Meigs High School is a public high school in Pomeroy, Ohio, United States. It is one of four high schools in Meigs County. The school mascot is the Marauders. Meigs High School is the creation of several school districts within Meigs County including Middleport, Pomeroy, Bedford, Northwestern, and Salem. Consolidation took place between the years 1965 and 1967 with construction of the new school beginning in the summer of 1968. The current school opened in 1970, and is still in use today.

==Athletics==

The Marauders belong to the Ohio High School Athletic Association (OHSAA) and the Tri-Valley Conference, a 13-member athletic conference located in southeastern Ohio. The conference is divided into two divisions based on school size. The Ohio Division features the larger schools, including Meigs, and the Hocking Division features the smaller schools. Meigs High School is the only high school within a 100-mile radius to have random drug testing.

In its first year of participation as the Marauders, Meigs won the SEOAL Football Championship with a 9-1 record. Their only loss that year was an 8-0 setback to powerhouse Ironton. The Marauders have won five total football championships. (1967, 1986, 1987, 1996, 1998) The 1986 team holds the distinction as being the only team in school history to complete a season undefeated at 10-0.

===Ohio High School Athletic Association State Championships===
- Boys Baseball – 1957*
 *Title won by Middleport High School prior to consolidation into Meigs High School.

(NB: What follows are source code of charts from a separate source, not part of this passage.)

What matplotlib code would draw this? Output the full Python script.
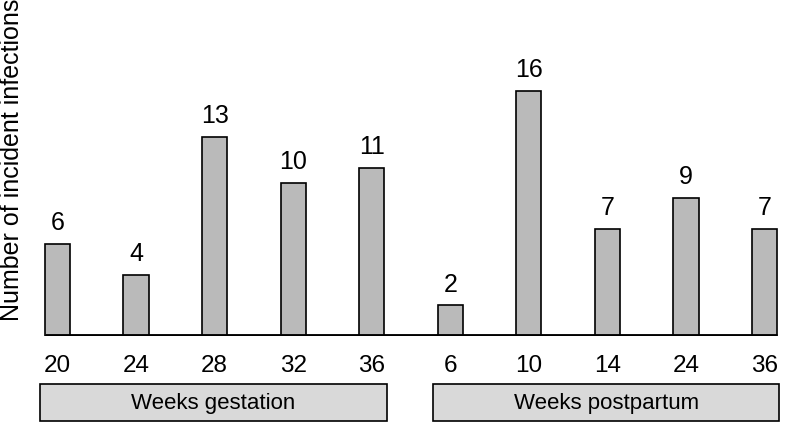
import matplotlib.pyplot as plt
from matplotlib.patches import Rectangle
from matplotlib.transforms import blended_transform_factory
import numpy as np

plt.rcParams['font.family'] = ['Liberation Sans', 'DejaVu Sans']

tick_labels = ['20', '24', '28', '32', '36', '6', '10', '14', '24', '36']
counts = [6, 4, 13, 10, 11, 2, 16, 7, 9, 7]
groups = ['Weeks gestation', 'Weeks postpartum']
group_slices = [(0, 4), (5, 9)]

x = np.arange(len(counts))
w = 0.32

fig = plt.figure(figsize=(7.89, 4.28), dpi=100)
# axes spans full width; index 0 sits ~57px from the left
ax = fig.add_axes([0, 92 / 428, 1, 336 / 428])
ax.set_xlim(-57.5 / 78.56, (789 - 57.5) / 78.56)
ax.set_ylim(0, 336 / 15.3)

ax.bar(x, counts, width=w, color='#bababa', edgecolor='black', linewidth=1.2, zorder=2)
ax.plot([x[0] - w / 2, x[-1] + w / 2], [0, 0], color='black', lw=3.5,
        solid_capstyle='butt', zorder=3)

for xi, c in zip(x, counts):
    ax.annotate(str(c), (xi, c), xytext=(0, 10), textcoords='offset points',
                ha='center', va='baseline', fontsize=18)

for s in ax.spines.values():
    s.set_visible(False)
ax.set_yticks([])
ax.set_xticks(x)
ax.set_xticklabels(tick_labels, fontsize=17.5)
ax.tick_params(axis='x', length=0, pad=14)

trans = blended_transform_factory(ax.transData, fig.transFigure)
for name, (a, b) in zip(groups, group_slices):
    left = a - 0.22
    right = b + 0.19
    ax.add_patch(Rectangle((left, 7 / 428), right - left, 37 / 428, transform=trans,
                           facecolor='#d9d9d9', edgecolor='black', lw=1.2, clip_on=False))
    ax.text((left + right) / 2, 1 - 404 / 428, name, transform=trans,
            ha='center', va='center', fontsize=16)

fig.text(12 / 789, 1 - 160 / 428, 'Number of incident infections', rotation=90,
         ha='center', va='center', fontsize=18)

fig.savefig('out.png', dpi=100)
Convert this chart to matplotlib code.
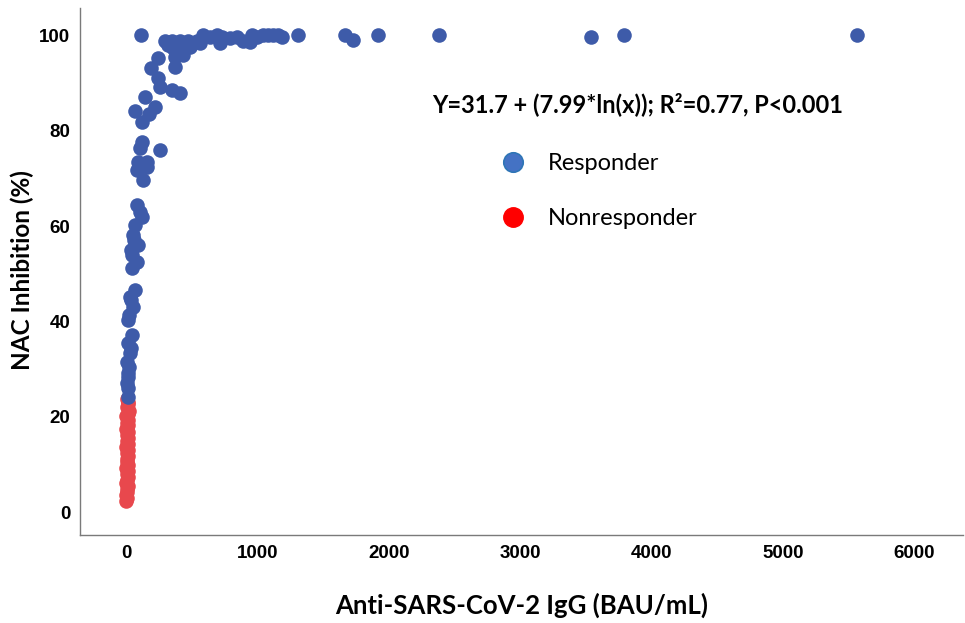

===Meigs Marauder Music Program===
Marching Shows and Awards

- 1998 - Magical Mystery Tour
- 1999 - Big Bad VooDoo Daddy, which won Grand Champion in 1999 in the Tri-State Marching Band Festival competition at Marshall University.
- 2005 - Paul Simon Show
- 2006 - Music Of Ray Charles
- 2007 - Jazz N' Blues featuring Moonlight Serenade, Take the "A" Train, Sing, Sing, Sing, Blues In The Night.
- 2008 - Rocks This Town featuring Rock This Town, Sing Sang Sung, and Big Noise From Winnetka.
- 2009 - Marauders Go To Birdland featuring Birdland, It Don't Mean A Thing (If It Ain't Got That Swing), and Swing Swing Swing.
- 2010 - Ellington In Motion featuring Take the "A" Train, Satin Doll, Caravan, and It Don't Mean A Thing (If It Ain't Got That Swing).
- 2013 - Music of the Beatles, which won Grand Champion at Marietta, Ohio in 2013.
Notable Appearances
- 2014 - The Marauder band participated in the Memorial Day Parade in Washington, DC in May.

==Notable alumni==
- Bethany Williams, Playboy centerfold model
- Mike Bartrum, former American football long snapper and tight end in the National Football League, played for the Philadelphia Eagles.